Data:
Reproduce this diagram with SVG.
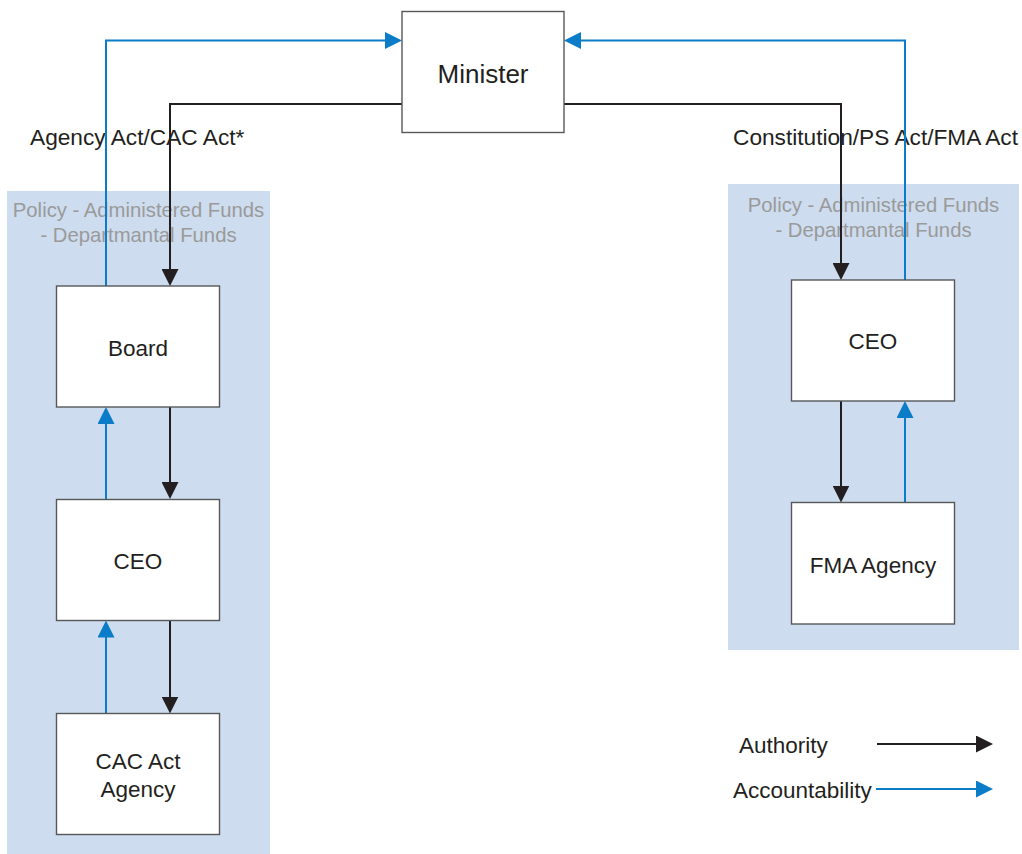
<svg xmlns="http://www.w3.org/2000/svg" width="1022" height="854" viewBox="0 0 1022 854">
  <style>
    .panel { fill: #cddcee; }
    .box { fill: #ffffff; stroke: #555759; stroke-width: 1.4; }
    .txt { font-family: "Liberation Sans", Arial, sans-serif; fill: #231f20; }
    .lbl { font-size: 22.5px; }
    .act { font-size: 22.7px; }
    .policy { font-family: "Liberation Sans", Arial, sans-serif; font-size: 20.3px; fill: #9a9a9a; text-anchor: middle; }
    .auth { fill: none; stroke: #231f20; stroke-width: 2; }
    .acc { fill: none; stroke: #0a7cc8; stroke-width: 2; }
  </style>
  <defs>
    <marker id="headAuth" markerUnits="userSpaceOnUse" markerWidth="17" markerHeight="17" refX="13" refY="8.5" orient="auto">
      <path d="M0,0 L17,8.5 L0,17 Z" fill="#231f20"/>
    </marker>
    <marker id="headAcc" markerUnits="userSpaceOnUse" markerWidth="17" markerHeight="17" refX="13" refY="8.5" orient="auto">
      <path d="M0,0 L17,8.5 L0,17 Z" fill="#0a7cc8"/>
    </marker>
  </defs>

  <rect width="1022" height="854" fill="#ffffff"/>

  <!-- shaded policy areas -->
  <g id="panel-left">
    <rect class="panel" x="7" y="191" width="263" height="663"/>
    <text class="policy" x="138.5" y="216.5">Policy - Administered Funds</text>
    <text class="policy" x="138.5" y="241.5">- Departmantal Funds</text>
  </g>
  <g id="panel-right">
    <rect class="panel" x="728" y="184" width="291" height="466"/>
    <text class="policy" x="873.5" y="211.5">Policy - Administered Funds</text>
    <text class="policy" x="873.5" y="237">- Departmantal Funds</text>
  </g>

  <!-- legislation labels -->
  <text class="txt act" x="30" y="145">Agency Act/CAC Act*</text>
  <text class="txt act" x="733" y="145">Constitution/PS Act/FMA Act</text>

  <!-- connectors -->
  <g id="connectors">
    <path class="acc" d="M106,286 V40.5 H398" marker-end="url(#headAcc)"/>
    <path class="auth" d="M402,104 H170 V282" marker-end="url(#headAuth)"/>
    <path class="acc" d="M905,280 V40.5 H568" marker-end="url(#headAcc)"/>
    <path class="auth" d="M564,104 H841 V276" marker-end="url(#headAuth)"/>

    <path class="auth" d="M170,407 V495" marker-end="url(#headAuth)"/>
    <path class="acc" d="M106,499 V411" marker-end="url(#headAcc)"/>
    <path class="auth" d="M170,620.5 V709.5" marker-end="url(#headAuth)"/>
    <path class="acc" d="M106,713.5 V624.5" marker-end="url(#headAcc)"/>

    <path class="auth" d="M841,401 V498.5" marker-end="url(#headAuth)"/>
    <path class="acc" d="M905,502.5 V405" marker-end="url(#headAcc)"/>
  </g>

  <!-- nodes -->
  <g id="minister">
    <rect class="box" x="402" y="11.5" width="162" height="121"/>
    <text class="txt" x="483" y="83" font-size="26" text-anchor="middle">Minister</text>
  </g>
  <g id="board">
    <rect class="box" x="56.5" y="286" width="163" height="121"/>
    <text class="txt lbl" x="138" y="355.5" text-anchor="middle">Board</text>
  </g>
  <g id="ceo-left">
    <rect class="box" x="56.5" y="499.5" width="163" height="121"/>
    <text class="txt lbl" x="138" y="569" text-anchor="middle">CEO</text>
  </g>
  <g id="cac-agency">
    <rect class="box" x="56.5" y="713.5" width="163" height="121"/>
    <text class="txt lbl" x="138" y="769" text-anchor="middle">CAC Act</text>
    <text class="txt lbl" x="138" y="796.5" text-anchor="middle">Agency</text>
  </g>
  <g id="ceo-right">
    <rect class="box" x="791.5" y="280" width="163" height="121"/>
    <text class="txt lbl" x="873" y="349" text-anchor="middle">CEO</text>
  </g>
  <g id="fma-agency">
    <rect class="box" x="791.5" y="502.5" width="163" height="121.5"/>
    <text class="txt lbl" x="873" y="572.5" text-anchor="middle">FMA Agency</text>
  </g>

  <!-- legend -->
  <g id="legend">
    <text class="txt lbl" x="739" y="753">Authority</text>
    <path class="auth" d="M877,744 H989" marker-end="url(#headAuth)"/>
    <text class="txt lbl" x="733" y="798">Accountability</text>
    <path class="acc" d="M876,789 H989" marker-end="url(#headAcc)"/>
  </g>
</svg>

Instructions for the task: Quote in full the listing given above; the images are to be left out.

Completed task:
Reproduce this diagram with SVG.
<svg xmlns="http://www.w3.org/2000/svg" width="1022" height="854" viewBox="0 0 1022 854">
  <style>
    .panel { fill: #cddcee; }
    .box { fill: #ffffff; stroke: #555759; stroke-width: 1.4; }
    .txt { font-family: "Liberation Sans", Arial, sans-serif; fill: #231f20; }
    .lbl { font-size: 22.5px; }
    .act { font-size: 22.7px; }
    .policy { font-family: "Liberation Sans", Arial, sans-serif; font-size: 20.3px; fill: #9a9a9a; text-anchor: middle; }
    .auth { fill: none; stroke: #231f20; stroke-width: 2; }
    .acc { fill: none; stroke: #0a7cc8; stroke-width: 2; }
  </style>
  <defs>
    <marker id="headAuth" markerUnits="userSpaceOnUse" markerWidth="17" markerHeight="17" refX="13" refY="8.5" orient="auto">
      <path d="M0,0 L17,8.5 L0,17 Z" fill="#231f20"/>
    </marker>
    <marker id="headAcc" markerUnits="userSpaceOnUse" markerWidth="17" markerHeight="17" refX="13" refY="8.5" orient="auto">
      <path d="M0,0 L17,8.5 L0,17 Z" fill="#0a7cc8"/>
    </marker>
  </defs>

  <rect width="1022" height="854" fill="#ffffff"/>

  <!-- shaded policy areas -->
  <g id="panel-left">
    <rect class="panel" x="7" y="191" width="263" height="663"/>
    <text class="policy" x="138.5" y="216.5">Policy - Administered Funds</text>
    <text class="policy" x="138.5" y="241.5">- Departmantal Funds</text>
  </g>
  <g id="panel-right">
    <rect class="panel" x="728" y="184" width="291" height="466"/>
    <text class="policy" x="873.5" y="211.5">Policy - Administered Funds</text>
    <text class="policy" x="873.5" y="237">- Departmantal Funds</text>
  </g>

  <!-- legislation labels -->
  <text class="txt act" x="30" y="145">Agency Act/CAC Act*</text>
  <text class="txt act" x="733" y="145">Constitution/PS Act/FMA Act</text>

  <!-- connectors -->
  <g id="connectors">
    <path class="acc" d="M106,286 V40.5 H398" marker-end="url(#headAcc)"/>
    <path class="auth" d="M402,104 H170 V282" marker-end="url(#headAuth)"/>
    <path class="acc" d="M905,280 V40.5 H568" marker-end="url(#headAcc)"/>
    <path class="auth" d="M564,104 H841 V276" marker-end="url(#headAuth)"/>

    <path class="auth" d="M170,407 V495" marker-end="url(#headAuth)"/>
    <path class="acc" d="M106,499 V411" marker-end="url(#headAcc)"/>
    <path class="auth" d="M170,620.5 V709.5" marker-end="url(#headAuth)"/>
    <path class="acc" d="M106,713.5 V624.5" marker-end="url(#headAcc)"/>

    <path class="auth" d="M841,401 V498.5" marker-end="url(#headAuth)"/>
    <path class="acc" d="M905,502.5 V405" marker-end="url(#headAcc)"/>
  </g>

  <!-- nodes -->
  <g id="minister">
    <rect class="box" x="402" y="11.5" width="162" height="121"/>
    <text class="txt" x="483" y="83" font-size="26" text-anchor="middle">Minister</text>
  </g>
  <g id="board">
    <rect class="box" x="56.5" y="286" width="163" height="121"/>
    <text class="txt lbl" x="138" y="355.5" text-anchor="middle">Board</text>
  </g>
  <g id="ceo-left">
    <rect class="box" x="56.5" y="499.5" width="163" height="121"/>
    <text class="txt lbl" x="138" y="569" text-anchor="middle">CEO</text>
  </g>
  <g id="cac-agency">
    <rect class="box" x="56.5" y="713.5" width="163" height="121"/>
    <text class="txt lbl" x="138" y="769" text-anchor="middle">CAC Act</text>
    <text class="txt lbl" x="138" y="796.5" text-anchor="middle">Agency</text>
  </g>
  <g id="ceo-right">
    <rect class="box" x="791.5" y="280" width="163" height="121"/>
    <text class="txt lbl" x="873" y="349" text-anchor="middle">CEO</text>
  </g>
  <g id="fma-agency">
    <rect class="box" x="791.5" y="502.5" width="163" height="121.5"/>
    <text class="txt lbl" x="873" y="572.5" text-anchor="middle">FMA Agency</text>
  </g>

  <!-- legend -->
  <g id="legend">
    <text class="txt lbl" x="739" y="753">Authority</text>
    <path class="auth" d="M877,744 H989" marker-end="url(#headAuth)"/>
    <text class="txt lbl" x="733" y="798">Accountability</text>
    <path class="acc" d="M876,789 H989" marker-end="url(#headAcc)"/>
  </g>
</svg>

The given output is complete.